- RECORDS SHOWN
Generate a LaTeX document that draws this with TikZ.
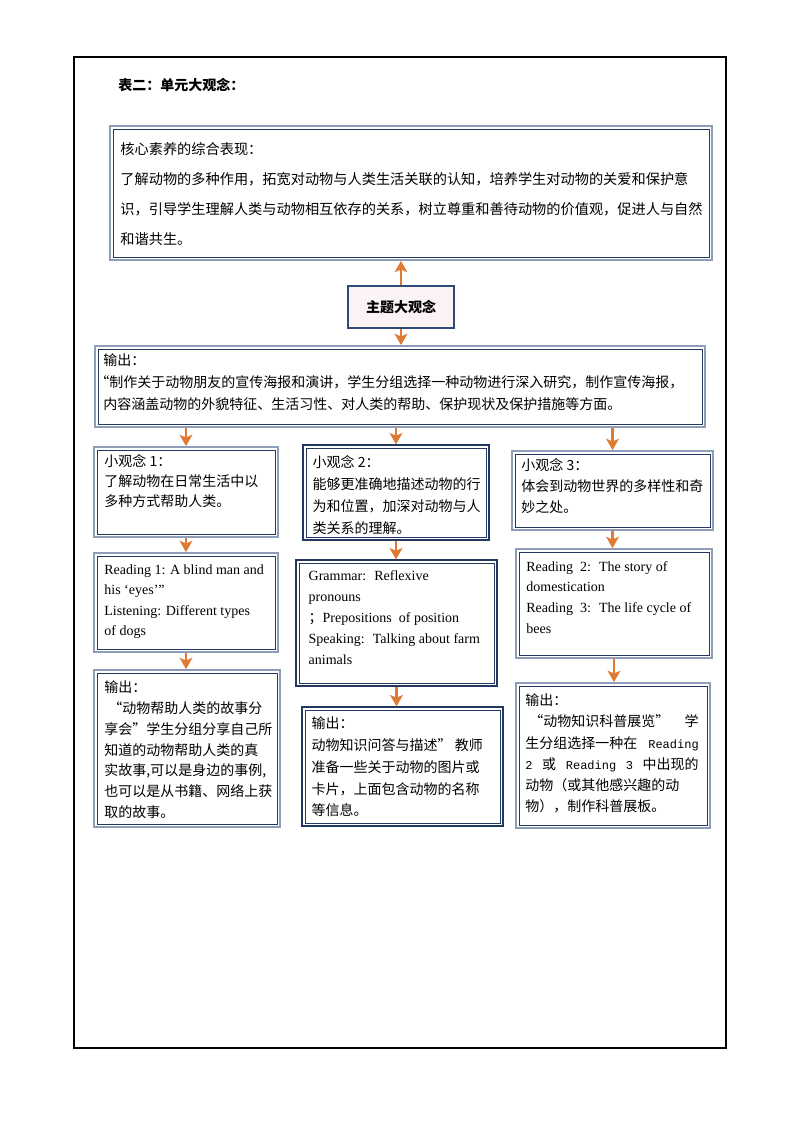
\documentclass[tikz,border=0pt]{standalone}
\usepackage{fontspec}
\setmainfont{Noto Sans CJK SC}
\newfontfamily\entimes{Liberation Serif}
\newfontfamily\enmono{Liberation Mono}
\usetikzlibrary{arrows.meta,positioning,fit}
\XeTeXlinebreaklocale "zh"
\XeTeXlinebreakskip=0pt plus 1pt
\definecolor{boxgray}{HTML}{8E9DB8}
\definecolor{boxnavy}{HTML}{22385E}
\definecolor{themeblue}{HTML}{2D4A7A}
\definecolor{themefill}{HTML}{FBF3F3}
\definecolor{arroworange}{HTML}{E07A33}

\begin{document}
\begin{tikzpicture}[x=0.75pt, y=-0.75pt,
    gbox/.style={draw=boxgray, line width=1.3pt, inner sep=0pt, path picture={\draw[boxnavy, line width=0.6pt] ([shift={(2.3pt,-2.3pt)}]path picture bounding box.north west) rectangle ([shift={(-2.3pt,2.3pt)}]path picture bounding box.south east);}},
    nbox/.style={gbox, draw=boxnavy, line width=0.9pt},
    themebox/.style={draw=themeblue, fill=themefill, line width=2.2pt, minimum width=79.5pt, minimum height=31.5pt, font=\fontsize{10.5pt}{14pt}\selectfont\bfseries},
    txt/.style={anchor=north west, inner sep=0pt, align=left, font=\fontsize{10.5pt}{#1}\selectfont},
    txt/.default=16.5pt,
    etxt/.style={anchor=north west, inner sep=0pt, align=left, font=\entimes\fontsize{10.5pt}{#1}\selectfont},
    flow/.style={draw=arroworange, line width=1.6pt, -{Stealth[length=8.5pt,width=9.5pt,inset=2pt]}}
]
    \useasboundingbox (0,0) rectangle (794,1123);

    % page frame
    \draw[line width=1.5pt] (74,57) rectangle (726,1048);
    \node[anchor=west, inner sep=0pt, font=\fontsize{10.5pt}{14pt}\selectfont\bfseries] (title) at (118,85) {表二：单元大观念：};

    % core literacy (top)
    \node[gbox, fit={(110,126) (712,260)}] (core) {};
    \node[anchor=north west, inner sep=0pt, align=left, font=\fontsize{10.65pt}{22.5pt}\selectfont] (coreT) at ([shift={(11,17.5)}]core.north west) {核心素养的综合表现：\\
      了解动物的多种作用，拓宽对动物与人类生活关联的认知，培养学生对动物的关爱和保护意\\
      识，引导学生理解人类与动物相互依存的关系，树立尊重和善待动物的价值观，促进人与自然\\
      和谐共生。};

    % theme idea
    \node[themebox] (theme) at (401,307) {主题大观念};

    % overall output
    \node[gbox, fit={(95,346) (705,427)}] (output) {};
    \node[txt] (outputT) at ([shift={(9,8.5)}]output.north west) {输出：\\
      \hspace{-6pt}“制作关于动物朋友的宣传海报和演讲，学生分组选择一种动物进行深入研究，制作宣传海报，\\
      内容涵盖动物的外貌特征、生活习性、对人类的帮助、保护现状及保护措施等方面。};

    % small ideas
    \node[gbox, fit={(94,447) (278,537)}] (idea1) {};
    \node[txt=15pt] (idea1T) at ([shift={(11,8.5)}]idea1.north west) {小观念 1：\\
      了解动物在日常生活中以\\
      多种方式帮助人类。};
    \node[nbox, fit={(303,445) (489,540)}] (idea2) {};
    \node[txt] (idea2T) at ([shift={(10,10.5)}]idea2.north west) {小观念 2：\\
      能够更准确地描述动物的行\\
      为和位置，加深对动物与人\\
      类关系的理解。};
    \node[gbox, fit={(512,451) (713,530)}] (idea3) {};
    \node[txt=15.75pt] (idea3T) at ([shift={(10,8.5)}]idea3.north west) {小观念 3：\\
      体会到动物世界的多样性和奇\\
      妙之处。};

    % lessons
    \node[gbox, fit={(94,553) (278,652)}] (lesson1) {};
    \node[etxt=15.4pt] (lesson1T) at ([shift={(11,12)}]lesson1.north west) {Reading 1: A blind man and\\
      his ‘eyes’”\\
      Listening: Different types\\
      of dogs};
    \node[nbox, fit={(296,560) (497,686)}] (lesson2) {};
    \node[etxt=15.75pt] (lesson2T) at ([shift={(13,11)}]lesson2.north west) {Grammar:~ Reflexive\\
      pronouns\\
      {\rmfamily ；}Prepositions~ of position\\
      Speaking:~ Talking about farm\\
      animals};
    \node[gbox, fit={(516,549) (712,658)}] (lesson3) {};
    \node[etxt=15.5pt] (lesson3T) at ([shift={(11,13)}]lesson3.north west) {Reading~ 2:~ The story of\\
      domestication\\
      Reading~ 3:~ The life cycle of\\
      bees};

    % outputs
    \node[gbox, fit={(94,670) (280,827)}] (out1) {};
    \node[txt=15.6pt] (out1T) at ([shift={(11,11.5)}]out1.north west) {输出：\\
      \hspace{3pt}“动物帮助人类的故事分\\
      享会”学生分组分享自己所\\
      知道的动物帮助人类的真\\
      实故事,可以是身边的事例,\\
      也可以是从书籍、网络上获\\
      取的故事。};
    \node[nbox, fit={(302,707) (503,826)}] (out2) {};
    \node[txt=16.3pt] (out2T) at ([shift={(10,10.5)}]out2.north west) {输出：\\
      动物知识问答与描述” 教师\\
      准备一些关于动物的图片或\\
      卡片，上面包含动物的名称\\
      等信息。};
    \node[gbox, fit={(516,683) (710,828)}] (out3) {};
    \node[txt=15.9pt] (out3T) at ([shift={(10,11.5)}]out3.north west) {输出：\\
      \makebox[130pt][s]{\hspace{3pt}“动物知识科普展览”\hfill 学}\\
      \makebox[130pt][s]{生分组选择一种在\hfill{\enmono\fontsize{9pt}{15.9pt}\selectfont Reading}}\\
      \makebox[130pt][s]{{\enmono\fontsize{9pt}{15.9pt}\selectfont 2}\hfill 或\hfill{\enmono\fontsize{9pt}{15.9pt}\selectfont Reading}\hfill{\enmono\fontsize{9pt}{15.9pt}\selectfont 3}\hfill 中出现的}\\
      \makebox[130pt][s]{动物（或其他感兴趣的动}\\
      物），制作科普展板。};

    % connectors
    \draw[flow] (theme.north) -- (theme.north |- core.south);
    \draw[flow] (theme.south) -- (theme.south |- output.north);
    \draw[flow] (output.south -| idea1.north) -- (idea1.north);
    \draw[flow] (output.south -| idea2.north) -- (idea2.north);
    \draw[flow] (output.south -| idea3.north) -- (idea3.north);
    \draw[flow] (idea1.south) -- (idea1.south |- lesson1.north);
    \draw[flow] (idea2.south) -- (idea2.south |- lesson2.north);
    \draw[flow] (idea3.south) -- (idea3.south |- lesson3.north);
    \draw[flow] (lesson1.south) -- (lesson1.south |- out1.north);
    \draw[flow] (lesson2.south) -- (lesson2.south |- out2.north);
    \draw[flow] (lesson3.south) -- (lesson3.south |- out3.north);
\end{tikzpicture}
\end{document}
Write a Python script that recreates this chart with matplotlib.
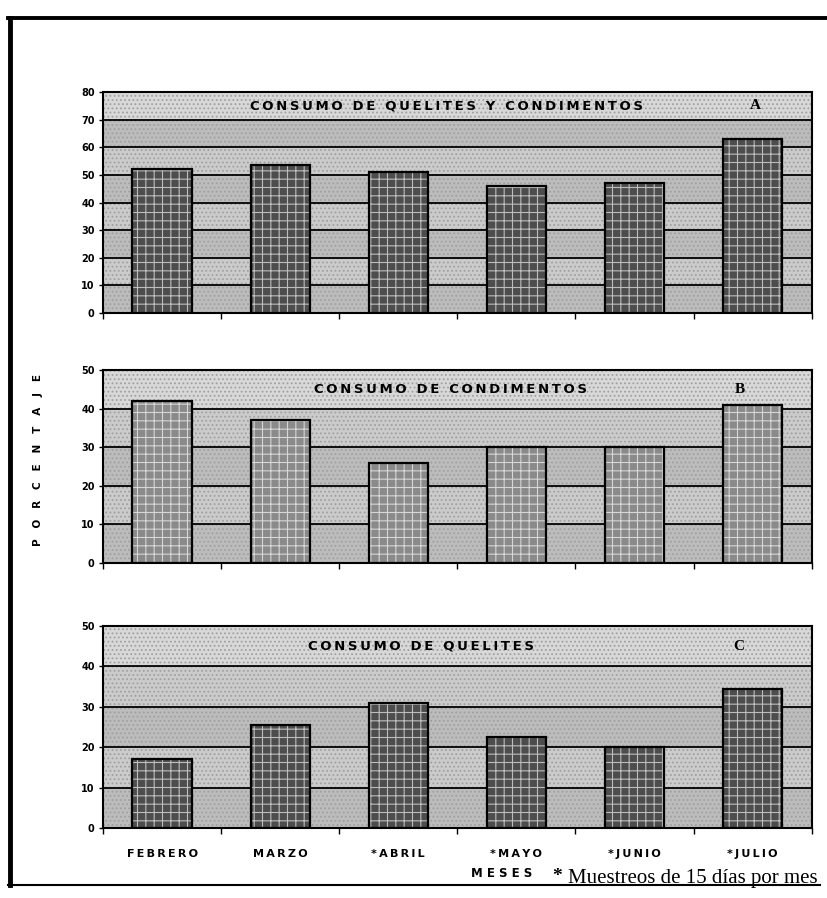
import numpy as np
import matplotlib
matplotlib.use("Agg")
import matplotlib.pyplot as plt
from matplotlib.lines import Line2D

# data
meses = ["FEBRERO", "MARZO", "*ABRIL", "*MAYO", "*JUNIO", "*JULIO"]
quelites_condimentos = [52, 53.5, 51, 46, 47, 63]
condimentos = [42, 37, 26, 30, 30, 41]
quelites = [17, 25.5, 31, 22.5, 20, 34.5]

titulos = ["CONSUMO DE QUELITES Y CONDIMENTOS", "CONSUMO DE CONDIMENTOS", "CONSUMO DE QUELITES"]
letras = ["A", "B", "C"]
ymax = [80, 50, 50]

plt.rcParams['font.family'] = ['DejaVu Sans']
plt.rcParams['hatch.linewidth'] = 0.8


def spaced(s, sep="\u2009"):
    # wide letter spacing like the scanned typeface
    return sep.join(s)


fig = plt.figure(figsize=(8.27, 8.98), dpi=100)

# axes boxes (left, bottom, width, height)
boxes = [(0.1245, 0.6514, 0.857, 0.246),
         (0.1245, 0.373, 0.857, 0.215),
         (0.1245, 0.078, 0.857, 0.225)]
title_x = [0.485, 0.491, 0.449]
letra_x = [0.92, 0.898, 0.897]
bar_face = ["#4d4d4d", "#8a8a8a", "#4d4d4d"]
hatch_col = ["#bdbdbd", "#d6d6d6", "#bdbdbd"]

series = [quelites_condimentos, condimentos, quelites]
x = np.arange(len(meses))

for i, vals in enumerate(series):
    ax = fig.add_axes(boxes[i])
    top = ymax[i]
    ax.set_xlim(-0.5, len(meses) - 0.5)
    ax.set_ylim(0, top)
    ax.set_facecolor("#c6c6c6")
    # alternating bands between gridlines
    for k, y0 in enumerate(range(0, top, 10)):
        shade = "#bcbcbc" if k % 2 == 0 else "#cbcbcb"
        if y0 + 10 == top:
            shade = "#d8d8d8"
        ax.axhspan(y0, y0 + 10, color=shade, zorder=0, lw=0)
        ax.axhspan(y0, y0 + 10, facecolor="none", edgecolor="#a0a0a0",
                   hatch="....", lw=0, zorder=0.5)
    for y in range(10, top, 10):
        ax.axhline(y, color="black", lw=1.3, zorder=1)

    ax.bar(x, vals, width=0.5, color=bar_face[i], edgecolor=hatch_col[i],
           hatch="++", lw=0, zorder=2)
    ax.bar(x, vals, width=0.5, fill=False, edgecolor="black", lw=1.6, zorder=3)

    ax.text(title_x[i], (top - 5) / top, spaced(titulos[i]), transform=ax.transAxes,
            ha="center", va="center", fontsize=9.5, fontweight="bold", zorder=4)
    ax.text(letra_x[i], (top - 5) / top, letras[i], transform=ax.transAxes,
            ha="center", va="center", fontsize=11, fontweight="bold",
            family="Liberation Serif", zorder=4)

    ax.set_yticks(range(0, top + 1, 10))
    ax.tick_params(axis="y", labelsize=7, length=3, width=1, pad=3)
    for lab in ax.get_yticklabels():
        lab.set_fontweight("bold")
    ax.set_xticks(x)
    ax.set_xticks(np.arange(-0.5, len(meses), 1.0), minor=True)
    ax.tick_params(axis="x", which="major", length=0, pad=15)
    ax.tick_params(axis="x", which="minor", length=4, width=1)
    if i == 2:
        ax.set_xticklabels([spaced(m) for m in meses], fontsize=8, fontweight="bold")
    else:
        ax.set_xticklabels([])
    for s in ax.spines.values():
        s.set_linewidth(1.5)

fig.text(0.0459, 0.488, "P   O   R   C   E   N   T   A   J   E", rotation=90,
         ha="center", va="center", fontsize=7.5, fontweight="bold")
fig.text(0.607, 0.027, spaced("MESES", " "), ha="center", va="center", fontsize=8.5,
         fontweight="bold")
fig.text(0.668, 0.024, "*", ha="left", va="center", fontsize=14,
         fontweight="bold", family="Liberation Serif")
fig.text(0.687, 0.022, "Muestreos de 15 días por mes", ha="left", va="center",
         fontsize=15, family="Liberation Serif")

# outer frame of the scanned figure
fig.add_artist(Line2D([0.010, 1.0], [0.980, 0.980], color="black", lw=2.8))
fig.add_artist(Line2D([0.012, 0.012], [0.980, 0.015], color="black", lw=3.5))
fig.add_artist(Line2D([0.010, 0.992], [0.015, 0.015], color="black", lw=1.5))

fig.savefig("out.png", dpi=100)
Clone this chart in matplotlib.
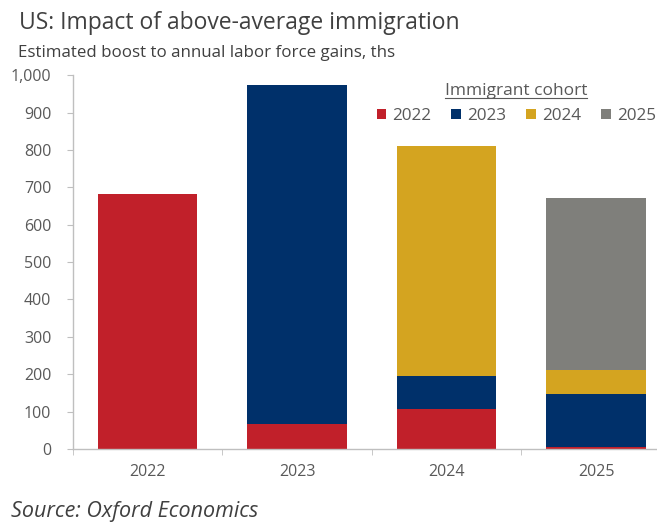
import matplotlib.pyplot as plt
import numpy as np
from matplotlib.patches import Patch
from matplotlib.lines import Line2D

plt.rcParams['font.family'] = ['Open Sans', 'DejaVu Sans']

years = ['2022', '2023', '2024', '2025']
cohorts = ['2022', '2023', '2024', '2025']
# stacked contributions by immigrant cohort, ths
cohort_2022 = [683, 68, 108, 5]
cohort_2023 = [0, 907, 88, 143]
cohort_2024 = [0, 0, 614, 62]
cohort_2025 = [0, 0, 0, 462]
series = [cohort_2022, cohort_2023, cohort_2024, cohort_2025]
colors = ['#c1202a', '#00306a', '#d4a420', '#7f7f7b']

grey = '#595959'
axis_col = '#bfbfbf'

fig = plt.figure(figsize=(6.57, 5.22), dpi=100)
# the category band for 2025 runs past the right edge in the original
ax = fig.add_axes([0.111, 0.140, 0.910, 0.716])

x = np.arange(len(years))
bottom = np.zeros(len(years))
for vals, c in zip(series, colors):
    ax.bar(x, vals, width=0.665, bottom=bottom, color=c, zorder=2)
    bottom += np.array(vals)

ax.set_xlim(-0.5, 3.5)
ax.set_ylim(0, 1000)
ax.set_yticks(range(0, 1001, 100))
ax.set_yticklabels([f'{v:,}' for v in range(0, 1001, 100)])
ax.set_xticks(x)
ax.set_xticklabels(years)
ax.set_xticks(np.arange(-0.5, 4, 1), minor=True)
ax.tick_params(axis='x', which='major', length=0, pad=11, labelsize=11.5, labelcolor=grey)
ax.tick_params(axis='x', which='minor', length=4.5, color=axis_col, direction='out')
ax.tick_params(axis='y', length=4.5, color=axis_col, pad=11, labelsize=11.5, labelcolor=grey)

for s in ['top', 'right']:
    ax.spines[s].set_visible(False)
for s in ['left', 'bottom']:
    ax.spines[s].set_color(axis_col)
    ax.spines[s].set_linewidth(1)

fig.text(0.029, 0.955, 'US: Impact of above-average immigration', fontsize=16.5, color='#404040', va='center')
fig.text(0.028, 0.898, 'Estimated boost to annual labor force gains, ths', fontsize=12.2, color='#404040', va='center')
fig.text(0.017, 0.020, 'Source: Oxford Economics', fontsize=15.5, color='#404040', style='italic', va='center')

handles = [Patch(facecolor=c, label=l) for c, l in zip(colors, cohorts)]
leg = ax.legend(handles=handles, ncol=4, loc='upper right', bbox_to_anchor=(0.995, 1.01),
                frameon=False, fontsize=12.3, handlelength=0.55, handleheight=0.55,
                handletextpad=0.35, columnspacing=1.2, labelcolor=grey,
                title='Immigrant cohort', title_fontsize=12.5, borderpad=0.2)
leg.get_title().set_color(grey)

# underline the legend title
fig.canvas.draw()
bb = leg.get_title().get_window_extent().transformed(fig.transFigure.inverted())
fig.add_artist(Line2D([bb.x0, bb.x1], [bb.y0 + 0.002, bb.y0 + 0.002], color=grey, lw=0.8,
                      transform=fig.transFigure))

fig.savefig('out.png', dpi=100)
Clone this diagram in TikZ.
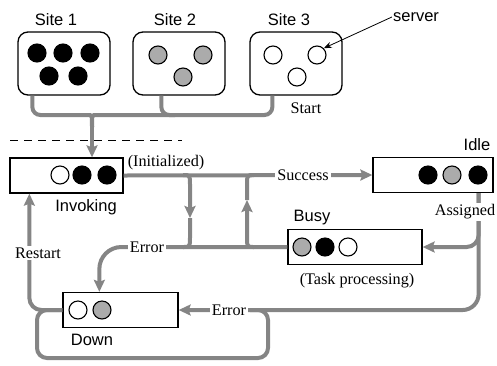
\documentclass[tikz,border=0pt]{standalone}
\usepackage{fontspec}
\setmainfont{Liberation Serif}
\setsansfont{Liberation Sans}
\usetikzlibrary{positioning,arrows.meta}
\definecolor{flowgray}{HTML}{858585}
\definecolor{srvgray}{HTML}{ABABAB}
\tikzset{
  sitebox/.style={
    draw, rounded corners=10pt, line width=1.3pt,
    minimum width=92pt, minimum height=63pt, inner sep=0pt
  },
  statebox/.style={
    draw, line width=1.3pt, inner sep=0pt, minimum height=35pt
  },
  srv/.style={
    circle, draw, fill=white, line width=1.1pt,
    minimum size=18pt, inner sep=0pt
  },
  srvon/.style={srv, fill=black},
  srvbusy/.style={srv, fill=srvgray},
  flow/.style={
    draw=flowgray, line width=4pt
  },
  flowarr/.style={
    flow, -{Stealth[length=12pt, width=11pt, inset=2pt]}
  },
  statelabel/.style={
    font=\sffamily\fontsize{16.5}{18}\selectfont, inner sep=1pt
  },
  evlabel/.style={
    font=\fontsize{16.2}{18}\selectfont, inner sep=2pt
  },
  evgap/.style={evlabel, fill=white}
}

\begin{document}
\begin{tikzpicture}[x=1pt, y=-1pt]
\useasboundingbox (0,0) rectangle (497,365);

% sites
\node[sitebox] (site1) at (64,63.5) {};
\node[sitebox] (site2) at (179,63.5) {};
\node[sitebox] (site3) at (296,63.5) {};
\node[statelabel] at (56,20) {Site 1};
\node[statelabel] at (175,20) {Site 2};
\node[statelabel] at (289,20) {Site 3};

% servers
\node[srvon] (s1a) at (37,53) {};
\node[srvon] (s1b) at (63,53) {};
\node[srvon] (s1c) at (90,53) {};
\node[srvon] (s1d) at (49,76) {};
\node[srvon] (s1e) at (78,76) {};
\node[srvbusy] (s2a) at (158,55) {};
\node[srvbusy] (s2b) at (203,55) {};
\node[srvbusy] (s2c) at (183,77) {};
\node[srv] (s3a) at (273,55) {};
\node[srv] (s3b) at (317,55) {};
\node[srv] (s3c) at (297,77) {};
\node[statelabel] (server) at (416,17) {server};
\draw[-{Stealth[length=8pt, width=6pt]}, line width=0.8pt] (server.west) -- (s3b.north east);
\node[evlabel] at (306,108) {Start};

% states
\node[statebox, minimum width=113pt] (invoke) at (66.5,175.5) {};
\node[statebox, minimum width=120pt] (idle) at (433,175) {};
\node[statebox, minimum width=134pt] (busy) at (355,247) {};
\node[statebox, minimum width=115pt] (down) at (120.5,310) {};

\node[srv] (i1) at (60,175) {};
\node[srvon] (i2) at (82,175) {};
\node[srvon] (i3) at (107,175) {};
\node[srvon] (d1) at (428,175) {};
\node[srvbusy] (d2) at (452,175) {};
\node[srvon] (d3) at (478,175) {};
\node[srvbusy] (b1) at (302,247) {};
\node[srvon] (b2) at (325,247) {};
\node[srv] (b3) at (348,247) {};
\node[srv] (w1) at (78,310) {};
\node[srvbusy] (w2) at (102,310) {};

\node[statelabel] at (86,207) {Invoking};
\node[statelabel] at (477,145) {Idle};
\node[statelabel] at (312,218) {Busy};
\node[statelabel] at (92,340) {Down};
\node[evlabel] at (166,163) {(Initialized)};
\node[evlabel] at (357,281) {(Task processing)};

\draw[dashed, dash pattern=on 8pt off 6pt, line width=1pt] (10,140) -- (182,140);

% junctions
\coordinate (brtip) at (92,127);
\coordinate (brl) at (80,115);
\coordinate (brr) at (104,115);
\coordinate (s2r) at (175,115);
\coordinate (v1t) at (183,175);
\coordinate (v1m) at (190,218);
\coordinate (v1b) at (183,247);
\coordinate (v2t) at (254,175);
\coordinate (v2m) at (247,200);
\coordinate (v2b) at (254,247);
\coordinate (idleout) at ([xshift=-15pt]idle.south east);
\coordinate (lpa) at (250,310);
\coordinate (lpb) at (268,358);
\coordinate (lpc) at (37,310);

% start
\draw[flow, rounded corners=8pt] ([xshift=15pt]site1.south west) |- (brl) .. controls (92,115) .. (brtip);
\draw[flow, rounded corners=8pt] ([xshift=23pt]site3.south west) |- (brr) .. controls (92,115) .. (brtip);
\draw[flow, rounded corners=8pt] ([xshift=29pt]site2.south west) |- (s2r);
\draw[flowarr] (brtip) -- (brtip |- invoke.north);

% success / error
\draw[flowarr] (invoke.east) -- (idle.west);
\draw[flowarr] (v1t) .. controls (190,175) .. (190,185) -- (v1m);
\draw[flow] (v1m) -- (190,237) .. controls (190,247) .. (v1b);
\draw[flowarr] (v2b) .. controls (247,247) .. (247,237) -- (v2m);
\draw[flow] (v2m) -- (247,185) .. controls (247,175) .. (v2t);
\draw[flowarr, rounded corners=22pt] (busy.west) -| ([xshift=37pt]down.north west);

% assigned
\draw[flowarr, rounded corners=12pt] (idleout) |- (busy.east);
\draw[flowarr, rounded corners=16pt] (idleout) |- (down.east);
\draw[flow, rounded corners=10pt] (lpa) -| (lpb) -| (lpc) -- (down.west);

% restart
\draw[flowarr, rounded corners=12pt] (down.west) -| ([xshift=20pt]invoke.south west);

% labels on lines
\node[evgap] at (303,175) {Success};
\node[evgap] at (147,247) {Error};
\node[evgap] at (229,310) {Error};
\node[evgap] at (465,212) {Assigned};
\node[evgap] at (38,253) {Restart};
\end{tikzpicture}
\end{document}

- EXERCISE TASK
Look above for the line with "Clone this diagram in TikZ." and copy exactly from it through the line with "minimum width=115pt] (down)", both included. Omit the pictures.

- ANSWER IN FULL
Clone this diagram in TikZ.
\documentclass[tikz,border=0pt]{standalone}
\usepackage{fontspec}
\setmainfont{Liberation Serif}
\setsansfont{Liberation Sans}
\usetikzlibrary{positioning,arrows.meta}
\definecolor{flowgray}{HTML}{858585}
\definecolor{srvgray}{HTML}{ABABAB}
\tikzset{
  sitebox/.style={
    draw, rounded corners=10pt, line width=1.3pt,
    minimum width=92pt, minimum height=63pt, inner sep=0pt
  },
  statebox/.style={
    draw, line width=1.3pt, inner sep=0pt, minimum height=35pt
  },
  srv/.style={
    circle, draw, fill=white, line width=1.1pt,
    minimum size=18pt, inner sep=0pt
  },
  srvon/.style={srv, fill=black},
  srvbusy/.style={srv, fill=srvgray},
  flow/.style={
    draw=flowgray, line width=4pt
  },
  flowarr/.style={
    flow, -{Stealth[length=12pt, width=11pt, inset=2pt]}
  },
  statelabel/.style={
    font=\sffamily\fontsize{16.5}{18}\selectfont, inner sep=1pt
  },
  evlabel/.style={
    font=\fontsize{16.2}{18}\selectfont, inner sep=2pt
  },
  evgap/.style={evlabel, fill=white}
}

\begin{document}
\begin{tikzpicture}[x=1pt, y=-1pt]
\useasboundingbox (0,0) rectangle (497,365);

% sites
\node[sitebox] (site1) at (64,63.5) {};
\node[sitebox] (site2) at (179,63.5) {};
\node[sitebox] (site3) at (296,63.5) {};
\node[statelabel] at (56,20) {Site 1};
\node[statelabel] at (175,20) {Site 2};
\node[statelabel] at (289,20) {Site 3};

% servers
\node[srvon] (s1a) at (37,53) {};
\node[srvon] (s1b) at (63,53) {};
\node[srvon] (s1c) at (90,53) {};
\node[srvon] (s1d) at (49,76) {};
\node[srvon] (s1e) at (78,76) {};
\node[srvbusy] (s2a) at (158,55) {};
\node[srvbusy] (s2b) at (203,55) {};
\node[srvbusy] (s2c) at (183,77) {};
\node[srv] (s3a) at (273,55) {};
\node[srv] (s3b) at (317,55) {};
\node[srv] (s3c) at (297,77) {};
\node[statelabel] (server) at (416,17) {server};
\draw[-{Stealth[length=8pt, width=6pt]}, line width=0.8pt] (server.west) -- (s3b.north east);
\node[evlabel] at (306,108) {Start};

% states
\node[statebox, minimum width=113pt] (invoke) at (66.5,175.5) {};
\node[statebox, minimum width=120pt] (idle) at (433,175) {};
\node[statebox, minimum width=134pt] (busy) at (355,247) {};
\node[statebox, minimum width=115pt] (down) at (120.5,310) {};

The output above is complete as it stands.